Ever since the debut of his first film, he has received international acclaim among filmmakers and critics, as well as global attention, that has only intensified as he developed and matured as a director. He shot The Man from London in 2008, starring Miroslav Krobot and Tilda Swinton and was featured at that year’s Cannes Film Festival. His last film is named The Turin Horse, which was premiered in 2011 and was awarded the Silver Bear at the Berlin International Film Festival. He then stated that he is retiring from directing feature films. He was only 56 years old at the time. He believed to have made everything he wanted to, so it was time to stop shooting, not wanting to bore anyone by repeating himself. Then between 2013 and 2016 he founded and taught at the Sarajevo film.factory film university. In 2017, he created an interactive film exhibition in Amsterdam about the refugee crisis and human dignity, creating a summary of his life-work. He is still active in international film education, aiming to assist the next generation of filmmakers into this world.
His trademark style is so prominent that it often leads him to surpass other famous directors, leading him to become one of the most well-known directors of independent film, even outside this genre. This is how he has earned such key places in film listing as 13th in The Guardian’s list of the world’s 40 best film directors, overtaking Tarantino, Altman, Almodovárt and Spielberg.
A Woman’s Everyday Struggles
One Day is Zsófia Szilágyi’s first feature film made in 2018 with the funding of the Hungarian Film Foundation’s Incubator program supporting newcomers. We whisked away the whirlwind of the heroine’s challenging life in which she has to work, lead a household, look after her three children and face the turmoil of her marriage. The use of sensual sound design, intense editing and realistic cinematography create a raw movie, that was awarded in the Cannes Film Festival with the FIPRESCI Prize.
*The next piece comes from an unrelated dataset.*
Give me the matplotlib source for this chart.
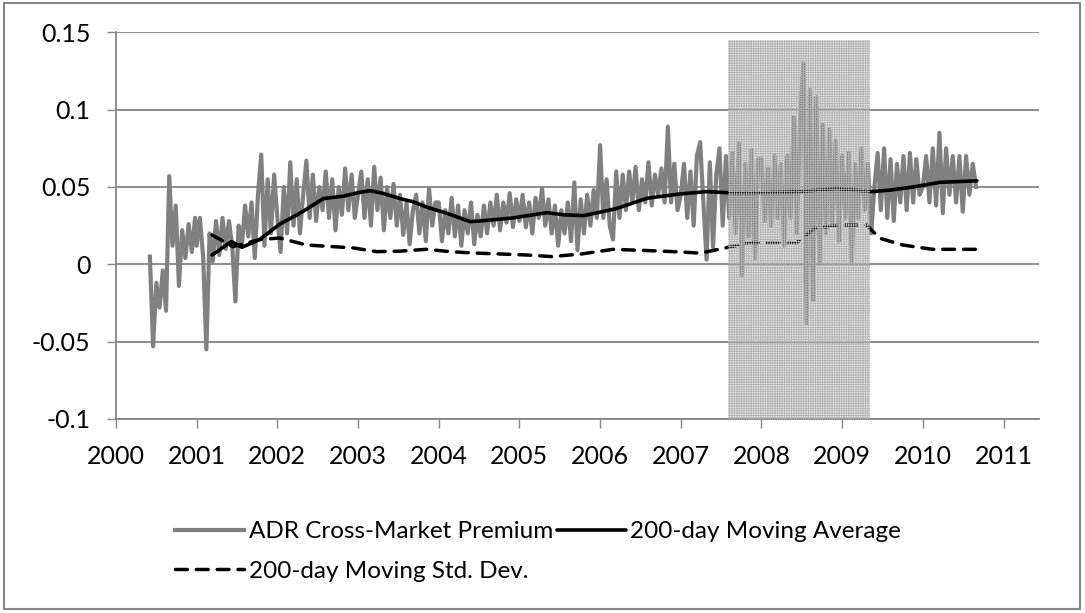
import numpy as np
import matplotlib
matplotlib.use("Agg")
import matplotlib.pyplot as plt
from matplotlib.patches import Rectangle

plt.rcParams['font.family'] = ['Lato', 'DejaVu Sans']
plt.rcParams['hatch.linewidth'] = 0.6
plt.rcParams['hatch.color'] = '#b4b4b4'

# ADR cross-market premium (one block per year)
block_start = [2000.42, 2001.0, 2002.0, 2003.0, 2004.0, 2005.0, 2006.0, 2007.0, 2008.0, 2009.0, 2010.0]
block_end = [2000.98, 2001.96, 2002.96, 2003.96, 2004.96, 2005.96, 2006.96, 2007.96, 2008.96, 2009.96, 2010.66]

prem_2000 = [0.005, -0.053, -0.012, -0.028, -0.004, -0.03, 0.057, 0.012, 0.038, -0.014,
             0.022, 0.004, 0.026, 0.008, 0.03]
prem_2001 = [0.012, 0.03, 0.005, -0.055, 0.02, 0.002, 0.028, 0.006, 0.03, 0.01,
             0.028, 0.012, -0.024, 0.025, 0.012, 0.038, 0.018, 0.04, 0.004, 0.045,
             0.071, 0.012, 0.055, 0.02, 0.058]
prem_2002 = [0.03, 0.008, 0.05, 0.02, 0.066, 0.025, 0.055, 0.02, 0.045, 0.067,
             0.03, 0.058, 0.028, 0.05, 0.035, 0.06, 0.03, 0.055, 0.022, 0.05,
             0.032, 0.062, 0.035, 0.058, 0.03]
prem_2003 = [0.045, 0.06, 0.03, 0.055, 0.025, 0.063, 0.035, 0.056, 0.022, 0.05,
             0.03, 0.052, 0.025, 0.045, 0.019, 0.04, 0.013, 0.035, 0.045, 0.02,
             0.04, 0.015, 0.049, 0.025, 0.04]
prem_2004 = [0.04, 0.015, 0.035, 0.02, 0.043, 0.018, 0.038, 0.012, 0.035, 0.02,
             0.04, 0.013, 0.032, 0.018, 0.038, 0.02, 0.04, 0.025, 0.045, 0.022,
             0.04, 0.027, 0.046, 0.024, 0.042]
prem_2005 = [0.028, 0.045, 0.024, 0.04, 0.02, 0.043, 0.03, 0.049, 0.025, 0.042,
             0.02, 0.038, 0.012, 0.035, 0.02, 0.04, 0.015, 0.053, 0.009, 0.042,
             0.02, 0.045, 0.025, 0.048, 0.03]
prem_2006 = [0.077, 0.03, 0.055, 0.025, 0.016, 0.06, 0.03, 0.058, 0.035, 0.06,
             0.04, 0.063, 0.035, 0.055, 0.04, 0.066, 0.038, 0.058, 0.045, 0.062,
             0.04, 0.089, 0.04, 0.065, 0.035]
prem_2007 = [0.045, 0.065, 0.03, 0.06, 0.025, 0.07, 0.079, 0.04, 0.003, 0.066,
             0.011, 0.058, 0.075, 0.025, 0.07, 0.03, 0.072, 0.02, 0.078, -0.007,
             0.065, 0.018, 0.074, 0.004, 0.068]
prem_2008 = [0.068, 0.028, 0.062, 0.025, 0.07, 0.03, 0.065, 0.012, 0.07, 0.03,
             0.095, 0.02, 0.095, 0.13, -0.038, 0.113, -0.023, 0.108, 0.0, 0.09,
             0.02, 0.087, 0.025, 0.08, 0.015]
prem_2009 = [0.07, 0.03, 0.072, 0.001, 0.065, 0.03, 0.075, 0.035, 0.065, 0.02,
             0.05, 0.072, 0.035, 0.075, 0.03, 0.068, 0.028, 0.065, 0.04, 0.07,
             0.035, 0.072, 0.04, 0.068, 0.045]
prem_2010 = [0.05, 0.07, 0.04, 0.075, 0.038, 0.085, 0.033, 0.075, 0.045, 0.07,
             0.04, 0.07, 0.034, 0.07, 0.045, 0.065, 0.05]

premium_blocks = [prem_2000, prem_2001, prem_2002, prem_2003, prem_2004, prem_2005,
                  prem_2006, prem_2007, prem_2008, prem_2009, prem_2010]

# 200-day moving average
ma_years = [2001.19, 2001.43, 2001.56, 2001.78, 2002.03, 2002.28, 2002.57, 2002.81, 2003.02,
            2003.15, 2003.3, 2003.52, 2003.68, 2003.85, 2004.1, 2004.39, 2004.51, 2004.92,
            2005.34, 2005.55, 2005.8, 2006.2, 2006.58, 2006.99, 2007.32, 2007.7, 2008.07,
            2008.48, 2008.93, 2009.37, 2009.6, 2009.88, 2010.21, 2010.67]
ma_vals = [0.006, 0.0147, 0.011, 0.016, 0.026, 0.033, 0.0425, 0.044, 0.0465,
           0.0476, 0.046, 0.0425, 0.0405, 0.037, 0.033, 0.0276, 0.028, 0.030,
           0.0334, 0.032, 0.0315, 0.036, 0.0427, 0.0455, 0.047, 0.046, 0.0463,
           0.047, 0.049, 0.047, 0.048, 0.050, 0.053, 0.054]

# 200-day moving standard deviation
sd_years = [2001.19, 2001.45, 2001.78, 2002.03, 2002.36, 2002.94, 2003.23, 2003.52, 2003.85,
            2004.14, 2004.43, 2004.76, 2005.1, 2005.4, 2005.77, 2006.16, 2006.58, 2007.0,
            2007.24, 2007.57, 2007.86, 2008.44, 2008.66, 2008.97, 2009.3, 2009.47, 2009.75,
            2010.12, 2010.67]
sd_vals = [0.019, 0.0114, 0.016, 0.017, 0.0125, 0.0106, 0.0082, 0.0085, 0.0097,
           0.0082, 0.0073, 0.0067, 0.006, 0.005, 0.0067, 0.0097, 0.0089, 0.008,
           0.0072, 0.0108, 0.014, 0.014, 0.0233, 0.0254, 0.0254, 0.0168, 0.0125,
           0.0097, 0.0097]

# crisis shading
crisis_start = 2007.59
crisis_end = 2009.35
crisis_top = 0.145

years = list(range(2000, 2012))

prem_x = np.concatenate([np.linspace(s, e, len(b)) for s, e, b in zip(block_start, block_end, premium_blocks)])
prem_y = np.concatenate([np.array(b) for b in premium_blocks])

grey = '#868686'
fig = plt.figure(figsize=(10.85, 6.13), dpi=100)
ax = fig.add_axes([116 / 1085, 1 - 419 / 613, (1039 - 116) / 1085, (419 - 32.3) / 613])

ax.add_patch(Rectangle((crisis_start, -0.1), crisis_end - crisis_start, crisis_top + 0.1,
                       facecolor='#e4e4e4', edgecolor='none', zorder=0.5))
l_prem, = ax.plot(prem_x, prem_y, color='#808080', lw=3.0, zorder=2)
l_ma, = ax.plot(ma_years, ma_vals, color='black', lw=2.6, zorder=3, solid_capstyle='round')
l_sd, = ax.plot(sd_years, sd_vals, color='black', lw=2.5, zorder=3, linestyle=(0, (3.4, 2.6)),
                dash_capstyle='round')
ax.add_patch(Rectangle((crisis_start, -0.1), crisis_end - crisis_start, crisis_top + 0.1,
                       facecolor='none', edgecolor='#b4b4b4', linewidth=0, hatch='+' * 7,
                       zorder=4))

ax.set_xlim(2000, 2011.44)
ax.set_ylim(-0.1, 0.15)
ax.set_xticks(years)
ax.set_xticklabels([str(y) for y in years])
ax.set_yticks([-0.1, -0.05, 0, 0.05, 0.1, 0.15])
ax.set_yticklabels(['-0.1', '-0.05', '0', '0.05', '0.1', '0.15'])
ax.yaxis.grid(True, color=grey, lw=1.3, zorder=0)
ax.set_axisbelow(True)
for side in ['top', 'right']:
    ax.spines[side].set_visible(False)
for side in ['left', 'bottom']:
    ax.spines[side].set_color(grey)
    ax.spines[side].set_linewidth(1.3)
ax.tick_params(axis='both', direction='out', length=6.5, width=1.0, color=grey,
               labelsize=18, labelcolor='black')
ax.tick_params(axis='y', pad=12)
ax.tick_params(axis='x', pad=12)

# column-major fill: ADR + Std. Dev. in the first column, Moving Average in the second
fig.legend([l_prem, l_sd, l_ma],
           ['ADR Cross-Market Premium', '200-day Moving Std. Dev.', '200-day Moving Average'],
           ncol=2, loc='center left', bbox_to_anchor=(175 / 1085, 1 - 551.5 / 613),
           frameon=False, fontsize=17.5, handlelength=2.85, handletextpad=0.18,
           columnspacing=0.15, labelspacing=0.75, borderpad=0, borderaxespad=0)

fig.add_artist(Rectangle((4 / 1085, 4 / 613), 1076 / 1085, 606 / 613, transform=fig.transFigure,
                         facecolor='none', edgecolor=grey, lw=1.5))

fig.savefig('out.png', dpi=100)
As The Hollywood Reporter put it Szilágyi has created “...a fully immersive experience”
A Personal Journey into the Crimean War
Nine Month War tells the story of Jani, a young Hungarian man living in Ukraine with his mother and girlfriend. He decides to accept when he is drafted by the Ukranian Army and leaves to fight on the front line of the War in Donbass.
The documentary draws a sensitive portrait of the family facing the dangers of war and the absence of Jani, while he sets out to seek a right of passage to becoming a man. This film is also significant because of the experimental way it incorporates mobile phone video footage that Jani took on the front to send back home. Winning the Sarajevo Film Festival’s Jury Prize, this is the first documentary of the director László Csuja, whose award-winning first feature film was also premiered in 2018.